■ What the exercise asks:
Only the lines from the start of the data to the line containing "import * as", both included, should be output, exactly and without pictures.

■ Stored data:
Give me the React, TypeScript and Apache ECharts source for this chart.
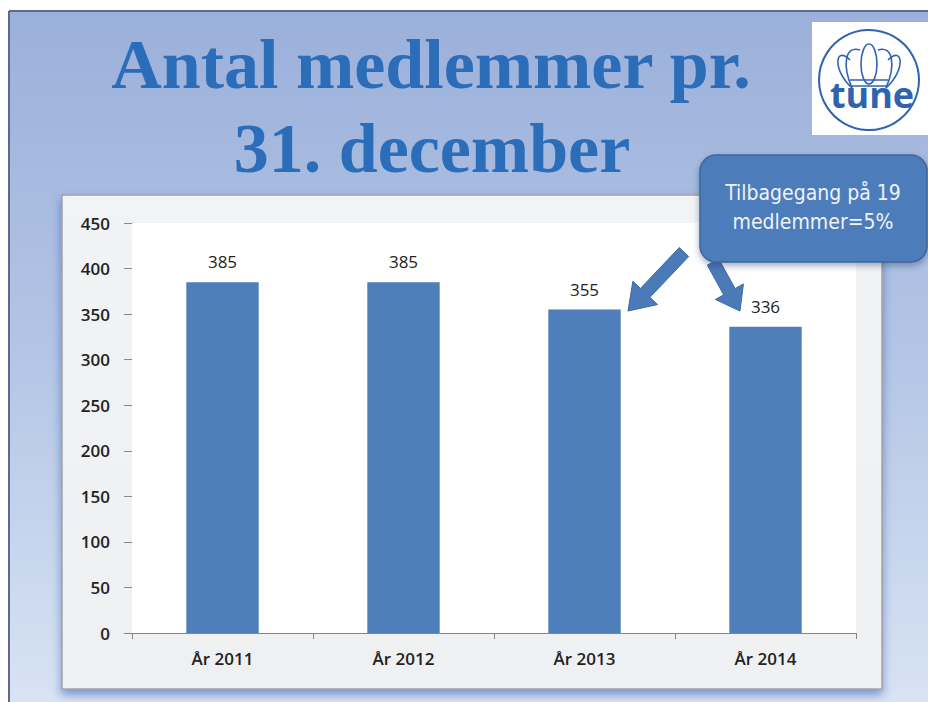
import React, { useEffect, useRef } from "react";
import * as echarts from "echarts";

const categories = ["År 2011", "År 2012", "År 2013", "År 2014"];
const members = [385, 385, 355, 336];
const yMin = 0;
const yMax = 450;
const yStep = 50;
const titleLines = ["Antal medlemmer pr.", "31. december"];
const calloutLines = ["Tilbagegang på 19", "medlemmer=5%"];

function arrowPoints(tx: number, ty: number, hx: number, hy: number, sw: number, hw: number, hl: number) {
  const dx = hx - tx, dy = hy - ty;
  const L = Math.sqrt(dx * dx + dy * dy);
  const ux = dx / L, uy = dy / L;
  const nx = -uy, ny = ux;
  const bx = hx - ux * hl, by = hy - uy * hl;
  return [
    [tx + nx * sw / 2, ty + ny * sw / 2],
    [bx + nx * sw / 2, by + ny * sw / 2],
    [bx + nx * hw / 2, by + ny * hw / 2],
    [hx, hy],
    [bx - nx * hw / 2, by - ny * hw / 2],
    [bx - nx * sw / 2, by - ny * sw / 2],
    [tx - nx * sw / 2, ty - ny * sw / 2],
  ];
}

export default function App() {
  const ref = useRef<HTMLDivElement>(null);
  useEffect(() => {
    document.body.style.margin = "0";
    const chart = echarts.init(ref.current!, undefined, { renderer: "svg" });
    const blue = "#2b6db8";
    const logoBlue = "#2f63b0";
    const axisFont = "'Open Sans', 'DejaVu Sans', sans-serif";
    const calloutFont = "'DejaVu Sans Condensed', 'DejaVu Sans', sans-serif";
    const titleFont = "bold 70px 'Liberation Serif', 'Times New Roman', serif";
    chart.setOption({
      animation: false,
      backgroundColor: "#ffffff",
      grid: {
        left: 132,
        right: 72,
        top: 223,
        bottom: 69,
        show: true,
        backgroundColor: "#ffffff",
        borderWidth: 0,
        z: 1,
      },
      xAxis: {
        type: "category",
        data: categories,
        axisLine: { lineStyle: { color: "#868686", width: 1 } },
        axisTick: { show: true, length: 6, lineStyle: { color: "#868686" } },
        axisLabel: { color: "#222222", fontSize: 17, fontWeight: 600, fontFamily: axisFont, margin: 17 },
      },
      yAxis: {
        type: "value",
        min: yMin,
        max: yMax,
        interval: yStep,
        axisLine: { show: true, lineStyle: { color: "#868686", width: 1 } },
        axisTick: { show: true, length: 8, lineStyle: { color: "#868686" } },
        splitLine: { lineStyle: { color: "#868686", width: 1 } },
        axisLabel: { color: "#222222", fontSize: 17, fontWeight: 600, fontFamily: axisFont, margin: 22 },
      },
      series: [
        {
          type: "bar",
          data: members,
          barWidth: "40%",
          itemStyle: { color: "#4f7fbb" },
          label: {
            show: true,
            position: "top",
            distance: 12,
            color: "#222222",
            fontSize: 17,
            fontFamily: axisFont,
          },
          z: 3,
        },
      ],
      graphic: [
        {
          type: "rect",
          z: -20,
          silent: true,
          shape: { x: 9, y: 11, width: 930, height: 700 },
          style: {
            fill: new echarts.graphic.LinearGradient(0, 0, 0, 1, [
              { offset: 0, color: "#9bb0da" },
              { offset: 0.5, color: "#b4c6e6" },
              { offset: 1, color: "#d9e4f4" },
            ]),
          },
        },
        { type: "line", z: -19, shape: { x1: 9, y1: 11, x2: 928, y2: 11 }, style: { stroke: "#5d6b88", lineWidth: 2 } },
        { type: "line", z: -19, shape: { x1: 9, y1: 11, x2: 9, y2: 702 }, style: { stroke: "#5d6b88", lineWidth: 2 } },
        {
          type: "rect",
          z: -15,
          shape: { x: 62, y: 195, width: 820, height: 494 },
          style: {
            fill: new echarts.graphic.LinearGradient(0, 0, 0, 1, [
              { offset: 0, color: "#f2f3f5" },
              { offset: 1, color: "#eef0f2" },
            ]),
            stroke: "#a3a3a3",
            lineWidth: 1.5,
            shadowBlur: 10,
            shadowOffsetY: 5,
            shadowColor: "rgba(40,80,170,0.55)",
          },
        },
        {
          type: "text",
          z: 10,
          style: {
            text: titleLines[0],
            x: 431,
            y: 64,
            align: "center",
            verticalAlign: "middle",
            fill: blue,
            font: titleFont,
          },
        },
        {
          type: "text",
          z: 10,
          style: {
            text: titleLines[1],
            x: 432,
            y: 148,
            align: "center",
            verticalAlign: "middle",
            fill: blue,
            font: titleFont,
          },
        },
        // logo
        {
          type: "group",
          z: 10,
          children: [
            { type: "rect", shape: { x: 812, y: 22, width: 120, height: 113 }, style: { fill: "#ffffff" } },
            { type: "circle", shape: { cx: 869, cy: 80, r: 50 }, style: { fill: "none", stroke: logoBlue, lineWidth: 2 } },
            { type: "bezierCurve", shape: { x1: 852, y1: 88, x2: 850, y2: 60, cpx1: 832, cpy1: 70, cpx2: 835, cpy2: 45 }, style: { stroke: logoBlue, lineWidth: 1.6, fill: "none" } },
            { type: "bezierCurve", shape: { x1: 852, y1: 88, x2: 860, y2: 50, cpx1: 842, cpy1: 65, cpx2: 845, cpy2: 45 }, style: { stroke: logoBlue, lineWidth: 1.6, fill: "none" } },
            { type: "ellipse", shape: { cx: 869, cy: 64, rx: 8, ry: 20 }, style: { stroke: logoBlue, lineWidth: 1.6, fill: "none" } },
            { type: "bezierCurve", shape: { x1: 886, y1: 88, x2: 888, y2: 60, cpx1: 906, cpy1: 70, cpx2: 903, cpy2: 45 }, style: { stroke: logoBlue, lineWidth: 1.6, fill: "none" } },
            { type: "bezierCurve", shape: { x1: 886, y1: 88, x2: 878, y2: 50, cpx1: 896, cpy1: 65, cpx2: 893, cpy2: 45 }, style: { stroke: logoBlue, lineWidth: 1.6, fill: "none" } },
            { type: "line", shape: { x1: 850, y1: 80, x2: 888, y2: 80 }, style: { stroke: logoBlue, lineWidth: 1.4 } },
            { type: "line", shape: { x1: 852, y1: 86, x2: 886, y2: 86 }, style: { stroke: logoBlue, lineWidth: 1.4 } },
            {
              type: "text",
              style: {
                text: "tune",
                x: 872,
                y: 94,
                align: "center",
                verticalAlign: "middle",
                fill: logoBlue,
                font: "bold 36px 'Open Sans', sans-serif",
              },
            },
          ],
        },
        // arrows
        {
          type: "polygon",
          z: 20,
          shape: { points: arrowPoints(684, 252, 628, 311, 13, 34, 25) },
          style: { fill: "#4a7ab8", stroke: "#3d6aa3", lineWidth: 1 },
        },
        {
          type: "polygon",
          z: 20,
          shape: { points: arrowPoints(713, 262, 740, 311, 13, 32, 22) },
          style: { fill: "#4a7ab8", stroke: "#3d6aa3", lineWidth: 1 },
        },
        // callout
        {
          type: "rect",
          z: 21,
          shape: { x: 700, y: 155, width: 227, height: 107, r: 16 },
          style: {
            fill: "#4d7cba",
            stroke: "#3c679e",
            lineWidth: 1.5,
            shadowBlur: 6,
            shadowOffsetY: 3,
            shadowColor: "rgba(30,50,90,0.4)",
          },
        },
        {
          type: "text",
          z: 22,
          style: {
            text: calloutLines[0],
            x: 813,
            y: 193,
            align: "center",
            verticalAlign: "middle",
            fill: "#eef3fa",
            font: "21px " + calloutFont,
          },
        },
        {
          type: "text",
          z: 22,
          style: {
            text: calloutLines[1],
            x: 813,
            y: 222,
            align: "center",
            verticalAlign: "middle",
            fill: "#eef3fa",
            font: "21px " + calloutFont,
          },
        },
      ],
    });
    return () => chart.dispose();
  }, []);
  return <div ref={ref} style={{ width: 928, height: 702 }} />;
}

■ Solved exercise:
Give me the React, TypeScript and Apache ECharts source for this chart.
import React, { useEffect, useRef } from "react";
import * as echarts from "echarts";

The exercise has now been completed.